The president of the Cabildo de Gran Canaria island Government, Antonio Morales, this Saturday urgently requested that migrants arriving on the island be transferred to mainland Spain and to Europe as quickly as possible, because, in his words, The Canary Islands “should not become a prison” for people who reach its shores in boats or pateras, saying that he wants migrants quickly moved on.

He was visiting the Arguineguín harbour wall (in the southwestern municipality of Mogán), where 222 migrants remained still, and Morales reaffirmed his view that the solution is not to transfer these people temporarily to different facilities around the island, but instead to facilitate their leaving the Canary Islands, to head for the peninsula and Europe.
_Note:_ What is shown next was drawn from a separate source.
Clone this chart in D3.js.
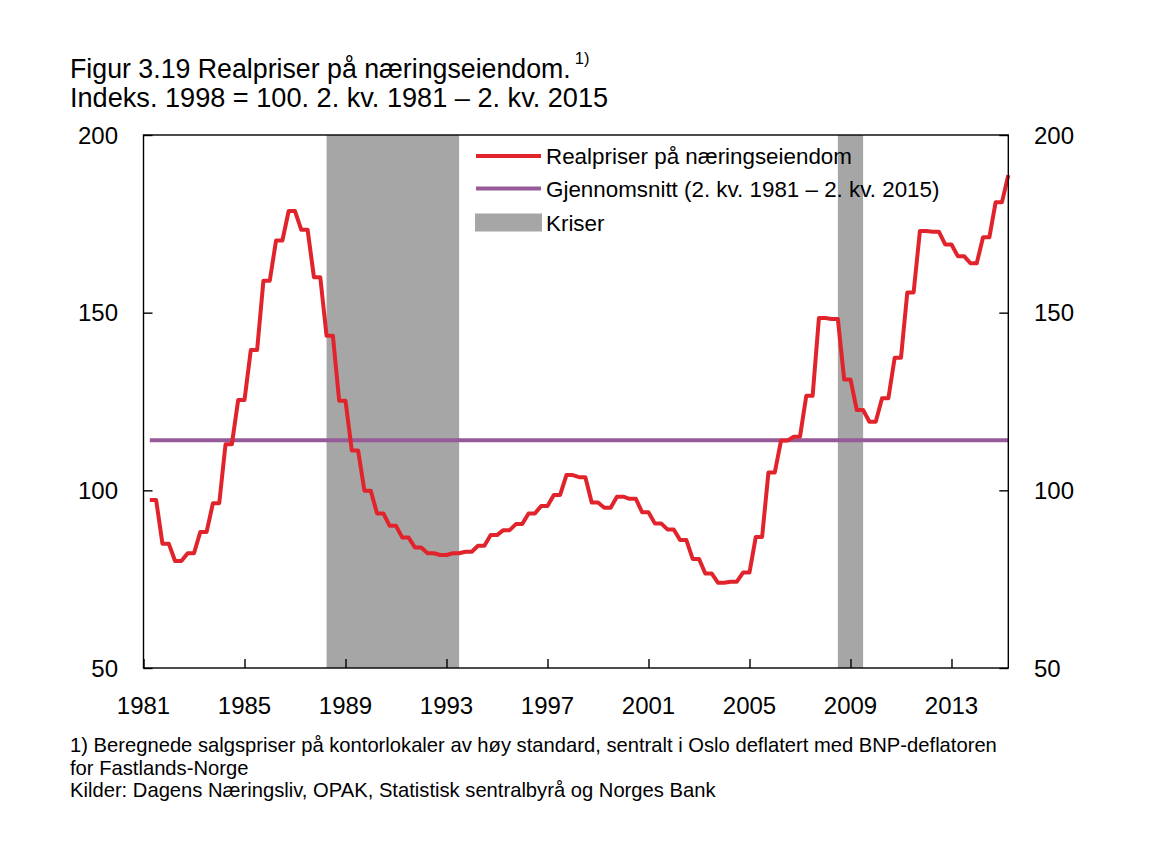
<!DOCTYPE html>
<html><head><meta charset="utf-8">
<script src="https://cdn.jsdelivr.net/npm/d3@7/dist/d3.min.js"></script>
<style>
body{margin:0;background:#fff;}
svg{display:block;font-family:"Liberation Sans",Arial,Helvetica,sans-serif;}
</style></head>
<body><svg id="c" width="1170" height="857"></svg>
<script>
// ---- data ----
const startYear = 1981, startQuarter = 2; // 2. kv. 1981
const realPrices = [
97.3,97.3, 85.0,85.0, 80.1,80.1, 82.3,82.3, 88.3,88.3, 96.4,96.4, 113.0,113.0, 125.4,125.4, 139.5,139.5, 159.0,159.0,
170.3,170.3, 178.6,178.6, 173.3,173.3, 160.0,160.0, 143.5,143.5, 125.2,125.2, 111.2,111.2, 99.9,99.9, 93.5,93.5, 90.0,90.0,
86.7,86.7, 83.9,83.9, 82.3,82.3, 81.8,81.8, 82.3,82.3, 82.7,82.7, 84.4,84.4, 87.4,87.4, 88.8,88.8, 90.5,90.5,
93.5,93.5, 95.6,95.6, 98.7,98.7, 104.3,104.3, 103.7,103.7, 96.6,96.6, 95.1,95.1, 98.2,98.2, 97.6,97.6, 93.8,93.8,
90.7,90.7, 89.0,89.0, 86.0,86.0, 80.7,80.7, 76.6,76.6, 74.0,74.0, 74.3,74.3, 76.9,76.9, 86.9,86.9, 105.0,105.0,
114.0,114.0, 115.1,115.1, 126.6,126.6, 148.5,148.5, 148.2,148.2, 131.2,131.2, 122.6,122.6, 119.3,119.3, 125.9,125.9, 137.3,137.3,
155.7,155.7, 173.0,173.0, 172.8,172.8, 169.2,169.2, 165.9,165.9, 163.9,163.9, 171.2,171.2, 181.1,181.1, 188.7
];
const averageValue = 114.1;
const crises = [[1988.25, 1993.5], [2008.5, 2009.5]];
const xTickYears = [1981, 1985, 1989, 1993, 1997, 2001, 2005, 2009, 2013];
const yTickValues = [50, 100, 150, 200];
const legendLabels = ["Realpriser på næringseiendom", "Gjennomsnitt (2. kv. 1981 – 2. kv. 2015)", "Kriser"];
const titleLines = ["Figur 3.19 Realpriser på næringseiendom.", "Indeks. 1998 = 100. 2. kv. 1981 – 2. kv. 2015"];
const footnotes = [
 "1) Beregnede salgspriser på kontorlokaler av høy standard, sentralt i Oslo deflatert med BNP-deflatoren",
 "for Fastlands-Norge",
 "Kilder: Dagens Næringsliv, OPAK, Statistisk sentralbyrå og Norges Bank"
];

// ---- layout ----
const L = 143.5, R = 1008.3, T = 135, B = 668;
const RED = "#e1242c", PURPLE = "#975a98", GREY = "#a6a6a6";
const svg = d3.select("#c");
const x = d3.scaleLinear().domain([1981, 2015.25]).range([L, R]);
const y = d3.scaleLinear().domain([50, 200]).range([B, T]);
const series = realPrices.map((v, i) => ({t: startYear + (startQuarter - 1) / 4 + i / 4, v}));
const t0 = series[0].t, t1 = series[series.length - 1].t;

function fit(sel, target) {
  const w = sel.node().getComputedTextLength();
  const fs = parseFloat(sel.attr("font-size"));
  sel.attr("font-size", (fs * target / w).toFixed(2));
}

// crises bands
svg.append("g").selectAll("rect").data(crises).join("rect")
  .attr("x", d => x(d[0])).attr("width", d => x(d[1]) - x(d[0]))
  .attr("y", T).attr("height", B - T).attr("fill", GREY);

// average line
svg.append("line").attr("x1", x(t0)).attr("x2", x(t1))
  .attr("y1", y(averageValue)).attr("y2", y(averageValue))
  .attr("stroke", PURPLE).attr("stroke-width", 4.2);

// price line
svg.append("path").datum(series)
  .attr("d", d3.line().x(d => x(d.t)).y(d => y(d.v)))
  .attr("fill", "none").attr("stroke", RED).attr("stroke-width", 4)
  .attr("stroke-linejoin", "round");

// frame
svg.append("rect").attr("x", L).attr("y", T).attr("width", R - L).attr("height", B - T)
  .attr("fill", "none").attr("stroke", "#000").attr("stroke-width", 1.4);

// axes (inward ticks)
const axL = svg.append("g").attr("transform", `translate(${L},0)`)
  .call(d3.axisRight(y).tickValues(yTickValues).tickSize(9).tickFormat(""));
const axR = svg.append("g").attr("transform", `translate(${R},0)`)
  .call(d3.axisLeft(y).tickValues(yTickValues).tickSize(9).tickFormat(""));
const axB = svg.append("g").attr("transform", `translate(0,${B})`)
  .call(d3.axisTop(x).tickValues(xTickYears).tickSize(9).tickFormat(""));
[axL, axR, axB].forEach(g => { g.select(".domain").remove(); g.selectAll("line").attr("stroke-width", 1.4); });

// tick labels
const fs = 24;
svg.append("g").selectAll("text").data(yTickValues).join("text")
  .attr("x", 118).attr("y", d => y(d) + 8.5).attr("text-anchor", "end")
  .attr("font-size", fs).text(d => d);
svg.append("g").selectAll("text").data(yTickValues).join("text")
  .attr("x", 1034).attr("y", d => y(d) + 8.5).attr("text-anchor", "start")
  .attr("font-size", fs).text(d => d);
svg.append("g").selectAll("text").data(xTickYears).join("text")
  .attr("x", d => x(d)).attr("y", 714).attr("text-anchor", "middle")
  .attr("font-size", fs).text(d => d);

// legend
const legY = [156, 188.5, 222.5];
const lg = svg.append("g");
lg.append("line").attr("x1", 476).attr("x2", 541).attr("y1", legY[0]).attr("y2", legY[0]).attr("stroke", RED).attr("stroke-width", 4);
lg.append("line").attr("x1", 476).attr("x2", 541).attr("y1", legY[1]).attr("y2", legY[1]).attr("stroke", PURPLE).attr("stroke-width", 4.2);
lg.append("rect").attr("x", 475).attr("y", legY[2] - 9).attr("width", 67).attr("height", 18).attr("fill", GREY);
const legT = lg.selectAll("text").data(legendLabels).join("text")
  .attr("x", 546).attr("y", (d, i) => legY[i] + 8).attr("font-size", 22).text(d => d);
fit(d3.select(legT.nodes()[0]), 306);
const lf = d3.select(legT.nodes()[0]).attr("font-size");
legT.attr("font-size", lf);

// title
const t1s = svg.append("text").attr("x", 70).attr("y", 78).attr("font-size", 25).text(titleLines[0]);
fit(t1s, 501);
const tfs = +t1s.attr("font-size");
svg.append("text").attr("x", 70 + t1s.node().getComputedTextLength() + 4).attr("y", 64)
  .attr("font-size", tfs * 0.62).text("1)");
const t2s = svg.append("text").attr("x", 70).attr("y", 107).attr("font-size", tfs).text(titleLines[1]);
fit(t2s, 538);

// footnotes
const fn = svg.append("g").selectAll("text").data(footnotes).join("text")
  .attr("x", 70).attr("y", (d, i) => 752 + i * 22.5).attr("font-size", 18).text(d => d);
fit(d3.select(fn.nodes()[0]), 927);
fn.attr("font-size", d3.select(fn.nodes()[0]).attr("font-size"));
</script></body></html>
More hotels can be enabled, to accommodate arriving migrants but when the winter season begins “what do we do?”

“We can continue searching and hosting, but until when?” the president asked himself rhetorically.

For Morales, that “the transfer of these people be made possible,” is of the highest priority, because “it is what they themselves also demand, to reach Europe, work and reach places where they have family and friends.”

The 222 migrants at the Arguineguín dock are waiting for PCR tests and results so as to verify their covid-19 coronavirus status.

“We do not want Gran Canaria to be a prison for them,” Morales said, adding that it is because Europe has quite successfully “closed the Mediterranean corridor, that only this route remains, the most dangerous, but right now the only one.”

It is likely that migrants “will continue to arrive”, he warned, for which he has asked that “the detection systems for these vessels be improved because there is a part of the island where it does not work” saying he thinks it to be “absolutely necessary” that there is full coordination between the ministries of the central government.

Of the highest importance is that measures are taken “to transfer these people to the European continent” and thereby avoid repeating the drama of Moria (Greece), where 13,000 people are crowded in to camps. “This drama cannot be reproduced” on this island, he stressed, making clear that he wants migrants quickly moved on elsewhere.

He demanded from the various administrations “more coordination, transparency and information to row in the same direction”, with a “shared” workload that facilitates the de-escalation of “rejection, social alarm and fear”, division which lead to “xenophobic groups and racism by far-right groups.”

For her part, the mayor of Mogán, agreed on the need to allow migrants to continue on their way because “her expectation” is that they should not try to stay in Spain.